▶ [Exercise brief] Please output the data below exactly as given, starting at its first line and stopping after the line that contains "import plotly.graph_objects as go".

— BEGIN Data provided —

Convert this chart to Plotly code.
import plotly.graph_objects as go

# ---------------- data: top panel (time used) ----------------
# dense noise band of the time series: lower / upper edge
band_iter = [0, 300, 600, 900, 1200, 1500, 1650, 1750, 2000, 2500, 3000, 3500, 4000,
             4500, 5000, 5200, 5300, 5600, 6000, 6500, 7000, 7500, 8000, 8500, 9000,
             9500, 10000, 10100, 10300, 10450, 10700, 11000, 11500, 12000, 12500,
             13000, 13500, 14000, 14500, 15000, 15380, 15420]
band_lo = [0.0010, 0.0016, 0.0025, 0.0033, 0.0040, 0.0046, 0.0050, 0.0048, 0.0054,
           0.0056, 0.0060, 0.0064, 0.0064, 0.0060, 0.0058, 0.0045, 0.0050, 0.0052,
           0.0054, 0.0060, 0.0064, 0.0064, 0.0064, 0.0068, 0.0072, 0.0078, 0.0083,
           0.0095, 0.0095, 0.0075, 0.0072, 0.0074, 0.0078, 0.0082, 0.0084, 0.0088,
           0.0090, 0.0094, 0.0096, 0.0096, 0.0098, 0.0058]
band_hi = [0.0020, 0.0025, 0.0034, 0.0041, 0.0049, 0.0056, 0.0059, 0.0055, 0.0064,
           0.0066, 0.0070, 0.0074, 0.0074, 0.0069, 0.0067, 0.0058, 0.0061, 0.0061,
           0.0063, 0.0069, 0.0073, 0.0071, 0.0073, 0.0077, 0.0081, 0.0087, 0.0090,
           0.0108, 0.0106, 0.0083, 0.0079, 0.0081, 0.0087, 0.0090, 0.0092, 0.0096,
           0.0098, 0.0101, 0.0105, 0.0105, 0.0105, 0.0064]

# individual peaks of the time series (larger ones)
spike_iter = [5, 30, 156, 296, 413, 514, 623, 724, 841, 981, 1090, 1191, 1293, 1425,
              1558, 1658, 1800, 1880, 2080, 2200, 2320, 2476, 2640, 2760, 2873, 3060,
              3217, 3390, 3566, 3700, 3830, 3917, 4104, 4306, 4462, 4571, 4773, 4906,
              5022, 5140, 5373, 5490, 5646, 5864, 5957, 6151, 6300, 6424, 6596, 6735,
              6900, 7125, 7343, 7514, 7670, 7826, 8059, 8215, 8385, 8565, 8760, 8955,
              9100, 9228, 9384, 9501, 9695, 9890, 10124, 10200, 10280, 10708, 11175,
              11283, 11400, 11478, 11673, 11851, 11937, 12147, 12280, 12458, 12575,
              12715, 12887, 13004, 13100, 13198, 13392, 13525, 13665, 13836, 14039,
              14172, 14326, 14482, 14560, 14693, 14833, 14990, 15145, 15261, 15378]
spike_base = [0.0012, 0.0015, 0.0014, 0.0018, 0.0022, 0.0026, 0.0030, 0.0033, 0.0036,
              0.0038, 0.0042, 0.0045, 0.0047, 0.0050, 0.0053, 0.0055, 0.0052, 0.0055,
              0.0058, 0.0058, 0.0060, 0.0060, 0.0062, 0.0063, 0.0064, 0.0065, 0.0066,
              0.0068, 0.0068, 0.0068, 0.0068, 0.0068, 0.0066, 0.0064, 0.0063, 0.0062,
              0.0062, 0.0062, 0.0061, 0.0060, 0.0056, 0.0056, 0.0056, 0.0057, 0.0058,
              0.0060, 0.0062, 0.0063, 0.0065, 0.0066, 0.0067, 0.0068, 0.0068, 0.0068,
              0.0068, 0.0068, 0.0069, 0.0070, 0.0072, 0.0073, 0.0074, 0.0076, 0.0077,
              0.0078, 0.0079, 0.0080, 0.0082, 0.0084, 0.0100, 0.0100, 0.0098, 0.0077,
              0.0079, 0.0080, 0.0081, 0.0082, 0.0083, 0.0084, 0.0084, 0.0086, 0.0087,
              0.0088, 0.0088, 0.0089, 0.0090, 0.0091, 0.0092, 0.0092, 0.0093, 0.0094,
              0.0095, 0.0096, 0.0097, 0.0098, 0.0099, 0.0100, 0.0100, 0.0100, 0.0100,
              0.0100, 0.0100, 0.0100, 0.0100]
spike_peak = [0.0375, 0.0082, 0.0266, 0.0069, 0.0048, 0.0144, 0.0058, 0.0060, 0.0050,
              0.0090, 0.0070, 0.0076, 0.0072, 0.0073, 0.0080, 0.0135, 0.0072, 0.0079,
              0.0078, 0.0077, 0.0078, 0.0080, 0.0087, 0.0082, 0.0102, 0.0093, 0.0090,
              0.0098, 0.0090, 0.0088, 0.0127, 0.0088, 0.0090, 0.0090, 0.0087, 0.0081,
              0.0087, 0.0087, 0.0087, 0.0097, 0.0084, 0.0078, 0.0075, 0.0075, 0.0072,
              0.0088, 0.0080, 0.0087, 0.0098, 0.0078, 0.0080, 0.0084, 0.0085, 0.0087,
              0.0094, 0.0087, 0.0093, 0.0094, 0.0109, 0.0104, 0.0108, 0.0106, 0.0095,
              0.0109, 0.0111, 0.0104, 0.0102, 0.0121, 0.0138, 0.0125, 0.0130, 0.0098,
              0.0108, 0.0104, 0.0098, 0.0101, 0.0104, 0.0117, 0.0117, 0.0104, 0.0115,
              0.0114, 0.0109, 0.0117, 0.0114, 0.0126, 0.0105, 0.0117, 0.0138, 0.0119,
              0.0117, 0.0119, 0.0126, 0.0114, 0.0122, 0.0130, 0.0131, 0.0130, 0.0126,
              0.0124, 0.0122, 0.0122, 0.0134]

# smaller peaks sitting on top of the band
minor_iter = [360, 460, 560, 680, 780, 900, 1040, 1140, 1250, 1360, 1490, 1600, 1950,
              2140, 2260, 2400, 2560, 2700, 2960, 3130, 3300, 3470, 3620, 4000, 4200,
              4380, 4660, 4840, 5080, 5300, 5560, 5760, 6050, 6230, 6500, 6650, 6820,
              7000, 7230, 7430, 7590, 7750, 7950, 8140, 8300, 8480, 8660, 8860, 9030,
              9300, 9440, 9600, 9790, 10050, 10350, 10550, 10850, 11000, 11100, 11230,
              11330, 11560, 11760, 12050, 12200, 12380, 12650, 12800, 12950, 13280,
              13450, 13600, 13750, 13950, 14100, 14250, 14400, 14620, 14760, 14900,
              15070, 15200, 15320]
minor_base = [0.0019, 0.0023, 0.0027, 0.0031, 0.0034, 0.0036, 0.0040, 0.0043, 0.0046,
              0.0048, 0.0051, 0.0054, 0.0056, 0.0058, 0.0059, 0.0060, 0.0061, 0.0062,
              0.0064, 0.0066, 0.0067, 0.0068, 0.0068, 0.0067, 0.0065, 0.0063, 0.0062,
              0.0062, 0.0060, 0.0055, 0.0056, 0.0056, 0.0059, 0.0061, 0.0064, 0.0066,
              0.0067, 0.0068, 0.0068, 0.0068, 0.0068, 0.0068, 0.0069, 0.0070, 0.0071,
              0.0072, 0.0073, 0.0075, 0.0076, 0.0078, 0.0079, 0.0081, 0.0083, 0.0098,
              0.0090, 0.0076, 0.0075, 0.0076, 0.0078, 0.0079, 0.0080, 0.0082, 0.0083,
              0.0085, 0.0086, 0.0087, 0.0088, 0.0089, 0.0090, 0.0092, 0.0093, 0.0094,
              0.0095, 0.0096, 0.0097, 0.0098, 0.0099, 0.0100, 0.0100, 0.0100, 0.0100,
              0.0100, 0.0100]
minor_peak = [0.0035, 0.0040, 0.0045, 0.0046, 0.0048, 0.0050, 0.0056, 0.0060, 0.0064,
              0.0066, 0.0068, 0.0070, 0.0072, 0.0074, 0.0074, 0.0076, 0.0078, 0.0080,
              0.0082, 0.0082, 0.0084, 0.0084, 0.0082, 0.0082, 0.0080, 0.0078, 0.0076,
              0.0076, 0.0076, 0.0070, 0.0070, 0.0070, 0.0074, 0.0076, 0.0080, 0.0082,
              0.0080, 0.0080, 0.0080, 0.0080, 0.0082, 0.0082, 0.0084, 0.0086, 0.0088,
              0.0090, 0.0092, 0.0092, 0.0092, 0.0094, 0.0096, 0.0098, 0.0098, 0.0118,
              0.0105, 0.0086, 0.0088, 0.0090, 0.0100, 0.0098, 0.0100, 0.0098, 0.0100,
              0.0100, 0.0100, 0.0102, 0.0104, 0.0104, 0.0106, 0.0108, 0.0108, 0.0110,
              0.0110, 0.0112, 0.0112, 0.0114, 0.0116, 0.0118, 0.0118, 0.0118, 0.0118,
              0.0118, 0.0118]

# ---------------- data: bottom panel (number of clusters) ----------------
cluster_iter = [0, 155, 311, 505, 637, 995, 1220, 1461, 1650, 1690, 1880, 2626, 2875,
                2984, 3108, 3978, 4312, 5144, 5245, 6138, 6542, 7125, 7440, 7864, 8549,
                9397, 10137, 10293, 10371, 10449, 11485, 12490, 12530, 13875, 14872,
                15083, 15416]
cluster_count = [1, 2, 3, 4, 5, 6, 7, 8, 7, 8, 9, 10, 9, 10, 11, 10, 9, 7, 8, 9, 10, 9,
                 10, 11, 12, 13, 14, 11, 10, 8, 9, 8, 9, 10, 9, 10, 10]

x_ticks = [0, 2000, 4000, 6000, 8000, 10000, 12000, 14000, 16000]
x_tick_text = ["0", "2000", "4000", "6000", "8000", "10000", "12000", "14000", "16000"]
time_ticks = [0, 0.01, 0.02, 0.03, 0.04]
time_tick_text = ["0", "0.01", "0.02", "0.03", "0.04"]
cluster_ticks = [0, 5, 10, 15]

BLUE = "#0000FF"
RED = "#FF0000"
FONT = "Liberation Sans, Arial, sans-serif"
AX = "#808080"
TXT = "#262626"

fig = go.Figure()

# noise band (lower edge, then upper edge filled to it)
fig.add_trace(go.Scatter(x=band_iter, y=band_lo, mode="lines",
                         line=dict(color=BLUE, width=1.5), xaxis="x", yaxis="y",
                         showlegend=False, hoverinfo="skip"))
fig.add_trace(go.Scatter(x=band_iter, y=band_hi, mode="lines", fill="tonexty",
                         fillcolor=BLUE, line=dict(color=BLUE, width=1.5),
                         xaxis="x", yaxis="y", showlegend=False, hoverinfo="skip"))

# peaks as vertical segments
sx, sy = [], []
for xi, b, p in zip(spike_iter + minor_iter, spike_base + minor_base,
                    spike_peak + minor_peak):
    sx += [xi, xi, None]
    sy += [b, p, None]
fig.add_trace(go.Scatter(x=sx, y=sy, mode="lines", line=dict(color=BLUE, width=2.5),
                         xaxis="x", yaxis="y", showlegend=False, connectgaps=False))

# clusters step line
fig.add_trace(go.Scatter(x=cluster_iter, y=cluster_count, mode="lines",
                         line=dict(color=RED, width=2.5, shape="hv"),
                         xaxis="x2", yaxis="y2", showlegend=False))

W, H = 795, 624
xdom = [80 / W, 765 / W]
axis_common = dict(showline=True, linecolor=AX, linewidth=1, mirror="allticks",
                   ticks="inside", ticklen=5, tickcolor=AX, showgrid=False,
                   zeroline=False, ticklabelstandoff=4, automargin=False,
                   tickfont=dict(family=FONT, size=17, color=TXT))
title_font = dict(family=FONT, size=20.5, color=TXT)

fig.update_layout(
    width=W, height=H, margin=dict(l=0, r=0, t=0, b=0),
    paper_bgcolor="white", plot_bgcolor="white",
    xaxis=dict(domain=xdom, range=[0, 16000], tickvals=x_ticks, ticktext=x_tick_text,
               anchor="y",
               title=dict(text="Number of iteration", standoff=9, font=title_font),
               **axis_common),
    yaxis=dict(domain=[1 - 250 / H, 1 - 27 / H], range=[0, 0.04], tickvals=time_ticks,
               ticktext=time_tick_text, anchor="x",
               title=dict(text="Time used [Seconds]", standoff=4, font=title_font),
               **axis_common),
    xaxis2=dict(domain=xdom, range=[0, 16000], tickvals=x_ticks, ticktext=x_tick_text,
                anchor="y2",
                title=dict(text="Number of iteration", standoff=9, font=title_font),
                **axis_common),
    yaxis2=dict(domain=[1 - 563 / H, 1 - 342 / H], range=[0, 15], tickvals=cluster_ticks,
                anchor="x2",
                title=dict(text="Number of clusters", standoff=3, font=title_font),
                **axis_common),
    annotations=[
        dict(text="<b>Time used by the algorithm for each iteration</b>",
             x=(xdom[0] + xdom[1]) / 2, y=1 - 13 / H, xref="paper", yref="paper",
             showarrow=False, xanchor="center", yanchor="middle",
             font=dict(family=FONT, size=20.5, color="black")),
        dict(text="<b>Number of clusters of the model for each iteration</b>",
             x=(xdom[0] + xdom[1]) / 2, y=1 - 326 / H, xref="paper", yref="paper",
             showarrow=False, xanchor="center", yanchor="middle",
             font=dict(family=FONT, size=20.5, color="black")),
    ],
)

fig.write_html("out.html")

— END Data provided —

▶ [Exercise response]
Convert this chart to Plotly code.
import plotly.graph_objects as go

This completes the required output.